To this letter the plaintiff replied July 9, 1925, as follows:

"Regarding Mr. Brooks and his commissions, will say, I am sure there must have been a misunderstanding, as of course I never told him that you would pay an agent all his commissions at the close of every month, otherwise I would have asked you for the back commissions due me. I regret that he understood it that way for I think he is a good man for us. My brother here understands it as I do, that you will advance the weekly allowance and pay the balance of their commissions when youhave received your pay from the customer."

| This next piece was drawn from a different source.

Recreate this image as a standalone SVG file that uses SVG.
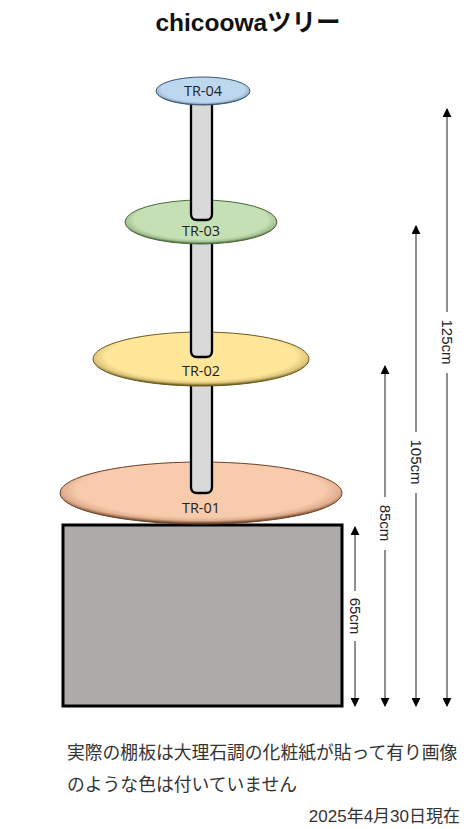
<svg xmlns="http://www.w3.org/2000/svg" width="466" height="829" viewBox="0 0 466 829">
<style>
.title{font-family:"Liberation Sans","Noto Sans CJK JP",sans-serif;font-weight:bold;font-size:24.5px;fill:#111;}
.lbl{font-family:"Open Sans","Liberation Sans",sans-serif;font-size:14.5px;fill:#222;text-anchor:middle;}
.dim{font-family:"Liberation Sans",sans-serif;font-size:15px;fill:#222;text-anchor:middle;}
.note{font-family:"Noto Sans CJK JP",sans-serif;font-size:17.8px;fill:#333;}
.date{font-family:"Liberation Sans","Noto Sans CJK JP",sans-serif;font-size:17px;fill:#333;text-anchor:end;}
.pillar{fill:#D9D9D9;stroke:#000;stroke-width:2.3;}
.dline{stroke:#444;stroke-width:1.2;fill:none;}
</style>
<defs>
<marker id="ah" viewBox="0 0 10 10" refX="9" refY="5" markerWidth="9" markerHeight="9" markerUnits="userSpaceOnUse" orient="auto-start-reverse">
<path d="M0,0 L10,5 L0,10 Z" fill="#000"/>
</marker>
<radialGradient id="g1" cx="50%" cy="45%" r="55%">
<stop offset="0" stop-color="#F8CBAD"/><stop offset="0.8" stop-color="#F8CBAD"/><stop offset="0.9" stop-color="#E0AE8E"/><stop offset="1" stop-color="#5a3418"/>
</radialGradient>
<radialGradient id="g2" cx="50%" cy="45%" r="55%">
<stop offset="0" stop-color="#FFE699"/><stop offset="0.8" stop-color="#FFE699"/><stop offset="0.9" stop-color="#E0C87E"/><stop offset="1" stop-color="#5a4c14"/>
</radialGradient>
<radialGradient id="g3" cx="50%" cy="45%" r="55%">
<stop offset="0" stop-color="#C5E0B4"/><stop offset="0.8" stop-color="#C5E0B4"/><stop offset="0.9" stop-color="#A8C496"/><stop offset="1" stop-color="#3c5a2c"/>
</radialGradient>
<radialGradient id="g4" cx="50%" cy="45%" r="55%">
<stop offset="0" stop-color="#BDD7EE"/><stop offset="0.8" stop-color="#BDD7EE"/><stop offset="0.9" stop-color="#9EBAD4"/><stop offset="1" stop-color="#2c4a66"/>
</radialGradient>
</defs>
<rect width="466" height="829" fill="#fff"/>
<text class="title" x="248" y="31" text-anchor="middle">chicoowaツリー</text>

<g id="base"><rect x="63" y="525" width="279" height="181" fill="#AEAAAA" stroke="#000" stroke-width="3"/></g>

<g id="tr01"><ellipse cx="201" cy="493" rx="141" ry="31" fill="url(#g1)" stroke="#6b4328" stroke-width="1"/></g>
<g id="pillar3"><path class="pillar" d="M191,380 V487 Q191,493 197,493 H206 Q212,493 212,487 V380"/></g>
<text class="lbl" x="201" y="513">TR-01</text>

<g id="tr02"><ellipse cx="201" cy="359" rx="108" ry="27" fill="url(#g2)" stroke="#6b5c20" stroke-width="1"/></g>
<g id="pillar2"><path class="pillar" d="M191,240 V351 Q191,357 197,357 H206 Q212,357 212,351 V240"/></g>
<text class="lbl" x="201" y="376">TR-02</text>

<g id="tr03"><ellipse cx="201" cy="222" rx="76" ry="22" fill="url(#g3)" stroke="#4c6a3c" stroke-width="1"/></g>
<g id="pillar1"><path class="pillar" d="M191,98 V214 Q191,220 197,220 H206 Q212,220 212,214 V98"/></g>
<text class="lbl" x="201" y="236">TR-03</text>

<g id="tr04"><ellipse cx="203" cy="91" rx="47" ry="14" fill="url(#g4)" stroke="#3c5a78" stroke-width="1"/>
<text class="lbl" x="203" y="96">TR-04</text></g>

<g id="connectors">
<line class="dline" x1="355" y1="527" x2="355" y2="591" marker-start="url(#ah)"/>
<line class="dline" x1="355" y1="641" x2="355" y2="706" marker-end="url(#ah)"/>
<line class="dline" x1="385" y1="366" x2="385" y2="497" marker-start="url(#ah)"/>
<line class="dline" x1="385" y1="550" x2="385" y2="706" marker-end="url(#ah)"/>
<line class="dline" x1="416" y1="226" x2="416" y2="432" marker-start="url(#ah)"/>
<line class="dline" x1="416" y1="493" x2="416" y2="706" marker-end="url(#ah)"/>
<line class="dline" x1="447" y1="109" x2="447" y2="312" marker-start="url(#ah)"/>
<line class="dline" x1="447" y1="373" x2="447" y2="706" marker-end="url(#ah)"/>
</g>
<g id="dimlabels">
<text class="dim" transform="translate(350,616) rotate(90)">65cm</text>
<text class="dim" transform="translate(380,523) rotate(90)">85cm</text>
<text class="dim" transform="translate(411,462) rotate(90)">105cm</text>
<text class="dim" transform="translate(442,342) rotate(90)">125cm</text>
</g>

<text class="note" x="67" y="759">実際の棚板は大理石調の化粧紙が貼って有り画像</text>
<text class="note" x="67" y="791">のような色は付いていません</text>
<text class="date" x="460" y="822">2025年4月30日現在</text>
</svg>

Since these parties at the very outset clearly and *212 definitely placed a meaning upon the word "sale" which, with the exception of money advanced to meet expenses, did not entitle the agent to demand his commission until the defendant received its pay from the purchaser, we are bound to accept such construction as proper and binding upon the parties.McIntosh v. Groomes, 227 Mich. 215. The failure to do this in the trial court was prejudicial error and enabled the plaintiff to recover commissions incident to orders which, without fault on the defendant's part, were never filled, or at least orders for which the defendant never received pay. The foregoing holding should not be construed to mean that merely for its own convenience or without just cause the defendant could cancel or neglect to fill bona fide orders procured by the plaintiff and accepted by the defendant, even though the filling of such orders would result in a financial loss to the defendant. As a matter of law, the defendant had no right to arbitrarily deprive the plaintiff of his commission. 1 Mechem on Agency (2d Ed.), § 1536; Parker v. Walker, 86 Tenn. 566 (8 S.W. 391). The defendant was bound by its contract "to fill all such (accepted) orders with all practical dispatch." It was required to exercise diligence and good faith in its efforts to fill and collect the pay on all orders which it accepted from the plaintiff; but so long as the defendant proceeded "with all practical dispatch" and in good faith to complete the contracts arising from plaintiff's orders taken in the Ohio territory, the latter was not entitled to his commissions thereon until the customer paid the purchase price.

The remaining question presented by the assignments of error which merits consideration is whether prejudicial error was committed by receiving the testimony offered by the plaintiff incident to certain prize contests conducted by the defendant among its salesmen. The plaintiff claimed this testimony was *213 material and relevant because it would disclose that certain sales were credited in these contests to the plaintiff by the defendant on which sales the defendant at the trial denied the plaintiff's right to recover commission. The record discloses that the number of points each salesman received in these contests depended upon his "total week's business" as indicated by the orders he sent in, regardless of the fact that some of these orders might be canceled after the contest period, or that the purchase price thereof might not be paid by the customer. In view of the construction hereinbefore placed upon this contract, it is evident that the testimony relative to "orders" credited to the plaintiff in these contests cannot be held to be competent proof of consummated "sales" such as would entitle the plaintiff to his compensation, and we think receiving this testimony was prejudicial error.

Because of the errors hereinbefore indicated, the judgment must be reversed and the case remanded for a new trial. The appellant will have costs of this court.

FELLOWS, WIEST, CLARK, McDONALD, and SHARPE, JJ., concurred.

The late Chief Justice FLANNIGAN did not sit.